According to White's 1856 Directory - Friesthorpe is a small parish, 6 miles S.S.W of Market Rasen, containing only 62 souls, and 586 acres of land, mostly belonging to the Hon. and Rev. H.C. Cust and the Dean and Chapter of Lincoln.   The church (St. Peter) was an ancient thatched fabric, which was unroofed by the high wind of 1839, but was rebuilt in 1840 at a cost of £235.    It is a discharged rectory, valued in K.B. at £4.10s. and now at £114.   The Dean and Chapter of Lincoln are patrons, and the Rev. Richard Garvey, M.A., of Lincoln, is the incumbent; for whom the Rev. Rt. Augs. Lafargue, of Market Rasen officiates.  DIRECTORY: John Page, tailor; Mr. Clark Robinson; and John Brown, John Locking, John Otter, Mrs. Mary Walker, and John Ward, Farmers.

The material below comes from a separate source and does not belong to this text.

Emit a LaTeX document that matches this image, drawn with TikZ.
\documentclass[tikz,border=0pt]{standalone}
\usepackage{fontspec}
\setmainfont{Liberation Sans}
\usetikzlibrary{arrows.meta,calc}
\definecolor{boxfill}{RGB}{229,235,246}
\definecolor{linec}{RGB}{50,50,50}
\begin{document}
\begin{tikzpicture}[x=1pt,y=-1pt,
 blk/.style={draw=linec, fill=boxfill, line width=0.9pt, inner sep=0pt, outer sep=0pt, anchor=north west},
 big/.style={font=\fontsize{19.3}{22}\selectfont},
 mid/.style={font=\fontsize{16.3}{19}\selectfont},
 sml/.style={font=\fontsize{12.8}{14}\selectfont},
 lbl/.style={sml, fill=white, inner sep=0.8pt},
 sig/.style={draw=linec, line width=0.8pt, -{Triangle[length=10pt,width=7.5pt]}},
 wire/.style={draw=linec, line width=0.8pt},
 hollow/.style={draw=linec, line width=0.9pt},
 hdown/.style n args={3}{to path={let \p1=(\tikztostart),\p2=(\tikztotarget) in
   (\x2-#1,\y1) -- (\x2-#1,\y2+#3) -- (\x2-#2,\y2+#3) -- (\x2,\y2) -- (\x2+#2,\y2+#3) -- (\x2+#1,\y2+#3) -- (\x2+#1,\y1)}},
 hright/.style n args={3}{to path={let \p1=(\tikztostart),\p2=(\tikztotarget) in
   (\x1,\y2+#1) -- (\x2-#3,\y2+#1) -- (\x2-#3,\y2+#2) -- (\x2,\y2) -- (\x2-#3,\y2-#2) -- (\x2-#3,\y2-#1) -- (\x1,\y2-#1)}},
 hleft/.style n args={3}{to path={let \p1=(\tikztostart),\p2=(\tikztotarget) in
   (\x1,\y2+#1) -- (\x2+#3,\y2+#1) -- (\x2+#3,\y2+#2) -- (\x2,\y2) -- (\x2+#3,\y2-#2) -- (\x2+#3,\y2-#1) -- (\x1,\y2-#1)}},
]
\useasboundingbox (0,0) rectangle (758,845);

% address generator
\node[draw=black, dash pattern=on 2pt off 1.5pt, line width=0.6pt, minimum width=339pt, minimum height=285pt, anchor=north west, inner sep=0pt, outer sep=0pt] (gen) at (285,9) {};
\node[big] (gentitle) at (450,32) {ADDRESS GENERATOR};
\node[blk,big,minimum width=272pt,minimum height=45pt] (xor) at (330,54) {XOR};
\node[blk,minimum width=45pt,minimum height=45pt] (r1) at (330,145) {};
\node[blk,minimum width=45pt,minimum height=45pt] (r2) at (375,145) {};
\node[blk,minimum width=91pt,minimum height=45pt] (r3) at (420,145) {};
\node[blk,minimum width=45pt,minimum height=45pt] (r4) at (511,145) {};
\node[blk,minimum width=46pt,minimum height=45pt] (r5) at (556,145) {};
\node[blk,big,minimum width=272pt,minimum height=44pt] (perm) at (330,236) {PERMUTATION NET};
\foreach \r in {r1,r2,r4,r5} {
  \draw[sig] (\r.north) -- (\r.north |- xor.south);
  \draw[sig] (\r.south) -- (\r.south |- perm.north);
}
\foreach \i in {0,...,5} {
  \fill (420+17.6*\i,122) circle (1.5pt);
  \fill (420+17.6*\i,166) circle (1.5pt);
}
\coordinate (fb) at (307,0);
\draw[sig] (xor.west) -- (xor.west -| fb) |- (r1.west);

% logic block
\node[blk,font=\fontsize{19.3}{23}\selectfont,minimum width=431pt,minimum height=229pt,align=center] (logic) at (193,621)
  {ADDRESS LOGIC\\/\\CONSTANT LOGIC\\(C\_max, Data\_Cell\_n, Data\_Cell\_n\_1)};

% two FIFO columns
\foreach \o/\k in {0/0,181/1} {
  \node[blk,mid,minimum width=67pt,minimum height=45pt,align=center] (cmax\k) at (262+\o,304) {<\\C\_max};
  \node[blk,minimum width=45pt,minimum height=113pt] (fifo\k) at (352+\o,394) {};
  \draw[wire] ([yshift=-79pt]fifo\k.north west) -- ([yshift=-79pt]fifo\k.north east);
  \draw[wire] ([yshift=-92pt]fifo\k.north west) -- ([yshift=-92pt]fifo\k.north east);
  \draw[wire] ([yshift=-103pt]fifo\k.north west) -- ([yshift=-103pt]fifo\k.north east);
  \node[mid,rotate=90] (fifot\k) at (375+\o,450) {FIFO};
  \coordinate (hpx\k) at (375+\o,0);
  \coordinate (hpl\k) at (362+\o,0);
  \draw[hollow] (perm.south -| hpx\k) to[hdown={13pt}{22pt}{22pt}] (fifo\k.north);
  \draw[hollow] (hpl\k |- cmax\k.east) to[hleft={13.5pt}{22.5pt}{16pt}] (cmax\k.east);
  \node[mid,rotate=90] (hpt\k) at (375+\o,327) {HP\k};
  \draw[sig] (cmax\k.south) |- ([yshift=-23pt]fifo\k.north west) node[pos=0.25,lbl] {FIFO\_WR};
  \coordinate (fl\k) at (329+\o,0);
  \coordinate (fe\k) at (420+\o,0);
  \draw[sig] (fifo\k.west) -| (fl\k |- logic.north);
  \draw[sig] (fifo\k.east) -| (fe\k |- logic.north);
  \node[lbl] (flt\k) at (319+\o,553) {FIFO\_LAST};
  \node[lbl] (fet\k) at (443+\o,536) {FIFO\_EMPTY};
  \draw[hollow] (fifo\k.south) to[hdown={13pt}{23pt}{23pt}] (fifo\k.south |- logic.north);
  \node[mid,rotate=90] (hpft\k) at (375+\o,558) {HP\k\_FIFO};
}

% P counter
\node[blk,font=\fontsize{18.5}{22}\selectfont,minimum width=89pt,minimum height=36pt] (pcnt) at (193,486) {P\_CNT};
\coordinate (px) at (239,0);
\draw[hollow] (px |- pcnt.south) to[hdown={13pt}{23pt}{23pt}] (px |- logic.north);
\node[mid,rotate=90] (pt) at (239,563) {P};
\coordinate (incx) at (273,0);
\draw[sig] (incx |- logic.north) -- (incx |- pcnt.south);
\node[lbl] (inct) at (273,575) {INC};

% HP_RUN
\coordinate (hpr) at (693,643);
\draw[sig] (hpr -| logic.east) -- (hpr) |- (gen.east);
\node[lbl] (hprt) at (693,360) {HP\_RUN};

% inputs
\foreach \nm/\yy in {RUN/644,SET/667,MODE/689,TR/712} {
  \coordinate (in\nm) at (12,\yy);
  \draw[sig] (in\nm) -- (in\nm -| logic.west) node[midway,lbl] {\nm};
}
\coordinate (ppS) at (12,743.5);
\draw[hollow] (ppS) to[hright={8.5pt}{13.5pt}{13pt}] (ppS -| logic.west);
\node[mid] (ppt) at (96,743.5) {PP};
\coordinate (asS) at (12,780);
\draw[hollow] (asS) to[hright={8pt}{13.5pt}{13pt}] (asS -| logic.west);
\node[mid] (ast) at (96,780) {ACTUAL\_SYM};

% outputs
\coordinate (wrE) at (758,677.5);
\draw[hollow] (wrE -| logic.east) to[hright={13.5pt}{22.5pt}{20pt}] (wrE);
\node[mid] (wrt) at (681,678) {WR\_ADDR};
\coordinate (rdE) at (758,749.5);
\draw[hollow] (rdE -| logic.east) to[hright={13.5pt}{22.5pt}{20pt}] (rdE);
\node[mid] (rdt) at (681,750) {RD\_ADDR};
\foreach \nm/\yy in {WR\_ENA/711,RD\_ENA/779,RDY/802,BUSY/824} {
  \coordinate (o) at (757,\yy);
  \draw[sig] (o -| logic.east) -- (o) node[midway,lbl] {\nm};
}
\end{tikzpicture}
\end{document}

By 1872 we have a different record:  Friesthorpe is a small parish, 6 miles S.S.W of Market Rasen, and 1 mile W. of Wickenby railway station, containing only 44 souls, and 586 acres of land, mostly belonging to the Hon. H.C. Cust and the Ecclesiastical Commissioners.  The Church (Saint Peter), an ancient thatched fabric, was unroofed by the high wind of 1839, but was rebuilt in 1840, at the cost of £235; it consists of nave, chancel and tower, containing three bells.   The benefice is a discharged rectory, valued in K.B. at £4.10s and now at £370, with that of Snarford annexed.  The Bishop and the Dean and Chapter of Lincoln are the patrons alternately, and the Rev. Henry William King Fardell, M.A., is the rector, and has a neat residence.  DIRECTORY: Rev. Henry William King Fardell, M.A., rector; John King Otter, corn and manure merchant; Francis Otter, manager; and John Brown, (Manor House), Henry Cottingham, Mrs Mary Cottingham, William Newcomen, and Mrs Mary Otter, farmers.    Letters via Market Rasen, which is the nearest Money Order Office. 

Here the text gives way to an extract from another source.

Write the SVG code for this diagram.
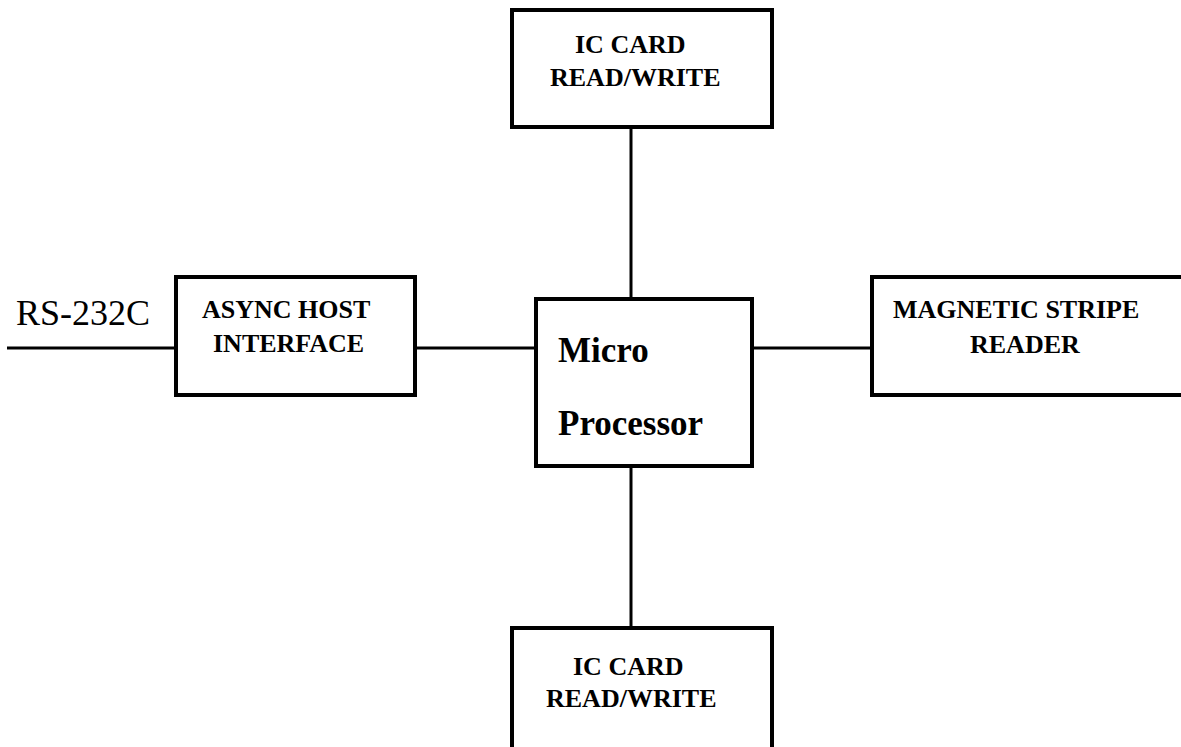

In 1964 Pevsner said: 1841 by Young of Lincoln (GR).  Lancet windows and windows with Geometrical tracery.  Medieval the unbuttressed W tower with E.E. bell-openings and a Perp W window, and the E.E. chancel arch with its keeled responds - i.e. genuinely E.E.

In 1965, this entry appeared in "Lincolnshire - a Shell guide" - "Friesthorpe - The church has an ancient tower but the rest is dull, rebuilding by Young of Leicester.

In 1989, Lincolnshire Churches Revisited by Henry Thorold:  Friesthorpe - an unassuming little church of 1841, attached to a medieval tower: lancet windows, everything basic - but a white-painted glistening interior, with painted pews and clear glass windows: just the way to treat a little church like this.

Also in 1989 Pevsner: - Nave and chancel rebuilt in 1841 by Young of Lincoln (GR) Lancet windows and windows with geometrical tracery.  Medieval the W tower with E.E. bell-openings and a Perp W window, and the E.E. chancel arch with keeled responds.  Coloured glass in the E window tracery lights, C18.


Newspaper Caption from 22nd July 1879

A fine specimen of the beluga sturgeon (Acipenseridae) was caught on Tuesday, by Messrs. H. Cottingham, F. Brown and C. Toyne in a narrow drain with only four feet of water which runs by the side of Mr. Cottingham's farm at Friesthorpe, between the above farm and what is commonly known as Friesthorpe Ings, about six miles from Market Rasen.   The fish was sent to Mr. Spenser's in Sincel Street, Lincoln: it weighs 111 lbs and is 6' 10" in length.   The extraordinary thing is how it got to where it was found - a distance of about 30 miles from the sea and 10 miles from the River Witham.   It must have lost its way from Boston Deepe and faced the flood stram up the Witham and turned into the Barlings and Snarford river at Bardney, and so found its way up a narrow drain.